• _DATA LINES_
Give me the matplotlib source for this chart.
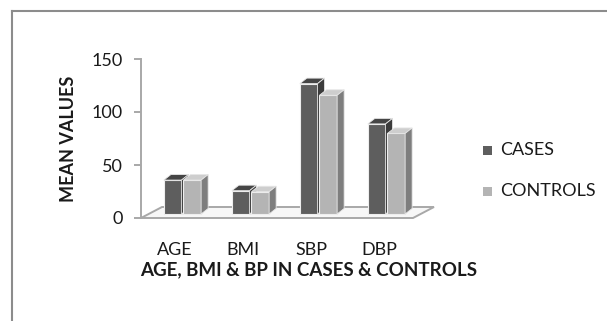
import matplotlib
matplotlib.use('Agg')
import matplotlib.pyplot as plt
from matplotlib.patches import Polygon, Rectangle
from matplotlib.lines import Line2D
import numpy as np

categories = ['AGE', 'BMI', 'SBP', 'DBP']
cases = [32, 22, 123, 85]
controls = [32, 21, 112, 76]
series_names = ['CASES', 'CONTROLS']

plt.rcParams['font.family'] = ['Lato', 'DejaVu Sans']

W, H = 607, 321
fig = plt.figure(figsize=(W / 100, H / 100), dpi=100)
ax = fig.add_axes([141 / W, (H - 218) / H, 272 / W, 159 / H])
ax.set_xlim(-0.5, 3.5)
ax.set_ylim(0, 150)

# pixel -> data unit conversion for the fake 3d offsets
px_x = 4 / 272
px_y = 150 / 159
plane = (7.5 * px_x, 4 * px_y)     # bars stand a bit behind the floor front edge
depth = (7 * px_x, 5.5 * px_y)     # bar depth
floor_d = (21 * px_x, 11 * px_y)   # floor depth

# floor
floor = Polygon([(-0.5, 0), (3.5, 0), (3.5 + floor_d[0], floor_d[1]),
                 (-0.5 + floor_d[0], floor_d[1])],
                closed=True, facecolor='#f7f7f7', edgecolor='#a8a8a8',
                lw=1.4, clip_on=False, zorder=1)
ax.add_patch(floor)

x = np.arange(len(categories))
w = 0.26
styles = [
    (-0.144, cases, '#5e5e5e', '#454545', '#3c3c3c'),
    (0.144, controls, '#b4b4b4', '#cecece', '#7e7e7e'),
]
z = 2
for off, vals, front, top_c, side_c in styles:
    xs = x + off + plane[0]
    ax.bar(xs, vals, width=w, bottom=plane[1], color=front,
           edgecolor='#eeeeee', lw=0.8, clip_on=False, zorder=z)
    for xc, v in zip(xs, vals):
        x0, x1 = xc - w / 2, xc + w / 2
        y0, y1 = plane[1], plane[1] + v
        top = [(x0, y1), (x1, y1), (x1 + depth[0], y1 + depth[1]),
               (x0 + depth[0], y1 + depth[1])]
        side = [(x1, y0), (x1 + depth[0], y0 + depth[1]),
                (x1 + depth[0], y1 + depth[1]), (x1, y1)]
        ax.add_patch(Polygon(top, closed=True, facecolor=top_c,
                             edgecolor='#e6e6e6', lw=0.6, clip_on=False, zorder=z))
        ax.add_patch(Polygon(side, closed=True, facecolor=side_c,
                             edgecolor='#e6e6e6', lw=0.6, clip_on=False, zorder=z))
    z += 1

for s in ['top', 'right', 'bottom']:
    ax.spines[s].set_visible(False)
ax.spines['left'].set_color('#a8a8a8')
ax.spines['left'].set_linewidth(1.4)
ax.set_yticks([0, 50, 100, 150])
ax.tick_params(axis='y', direction='out', length=5, width=1.4, color='#a8a8a8',
               labelsize=13, pad=8, labelcolor='#1a1a1a')
ax.set_xticks(x)
ax.set_xticklabels(categories)
ax.tick_params(axis='x', length=0, labelsize=13, pad=17, labelcolor='#1a1a1a')

fig.text(309 / W, 1 - 270 / H, 'AGE, BMI & BP IN CASES & CONTROLS',
         ha='center', va='center', fontsize=13.5, fontweight='bold', color='#1a1a1a')
fig.text(68 / W, 1 - 139 / H, 'MEAN VALUES', rotation=90, ha='center',
         va='center', fontsize=13, fontweight='bold', color='#1a1a1a')

# legend
for name, col, yc in zip(series_names, ['#5e5e5e', '#b4b4b4'], [150, 191]):
    fig.add_artist(Rectangle((483 / W, 1 - (yc + 4.5) / H), 9 / W, 9 / H,
                             transform=fig.transFigure, facecolor=col,
                             edgecolor='none'))
    fig.text(500 / W, 1 - yc / H, name, ha='left', va='center',
             fontsize=13, color='#1a1a1a')

# outer chart border (runs off the right and bottom edges)
fig.add_artist(Line2D([12 / W, 12 / W], [1 - 11 / H, 0], transform=fig.transFigure,
                      color='#8c8c8c', lw=1.5))
fig.add_artist(Line2D([12 / W, 1], [1 - 11 / H, 1 - 11 / H], transform=fig.transFigure,
                      color='#8c8c8c', lw=1.5))

fig.savefig('out.png', dpi=100)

• _DIRECTION_
Leave out the pictures and restate, word for word, the lines from the top of the data through the line containing "ax.add_patch(floor)", both included.

• _OUTPUT OF THE EXERCISE_
Give me the matplotlib source for this chart.
import matplotlib
matplotlib.use('Agg')
import matplotlib.pyplot as plt
from matplotlib.patches import Polygon, Rectangle
from matplotlib.lines import Line2D
import numpy as np

categories = ['AGE', 'BMI', 'SBP', 'DBP']
cases = [32, 22, 123, 85]
controls = [32, 21, 112, 76]
series_names = ['CASES', 'CONTROLS']

plt.rcParams['font.family'] = ['Lato', 'DejaVu Sans']

W, H = 607, 321
fig = plt.figure(figsize=(W / 100, H / 100), dpi=100)
ax = fig.add_axes([141 / W, (H - 218) / H, 272 / W, 159 / H])
ax.set_xlim(-0.5, 3.5)
ax.set_ylim(0, 150)

# pixel -> data unit conversion for the fake 3d offsets
px_x = 4 / 272
px_y = 150 / 159
plane = (7.5 * px_x, 4 * px_y)     # bars stand a bit behind the floor front edge
depth = (7 * px_x, 5.5 * px_y)     # bar depth
floor_d = (21 * px_x, 11 * px_y)   # floor depth

# floor
floor = Polygon([(-0.5, 0), (3.5, 0), (3.5 + floor_d[0], floor_d[1]),
                 (-0.5 + floor_d[0], floor_d[1])],
                closed=True, facecolor='#f7f7f7', edgecolor='#a8a8a8',
                lw=1.4, clip_on=False, zorder=1)
ax.add_patch(floor)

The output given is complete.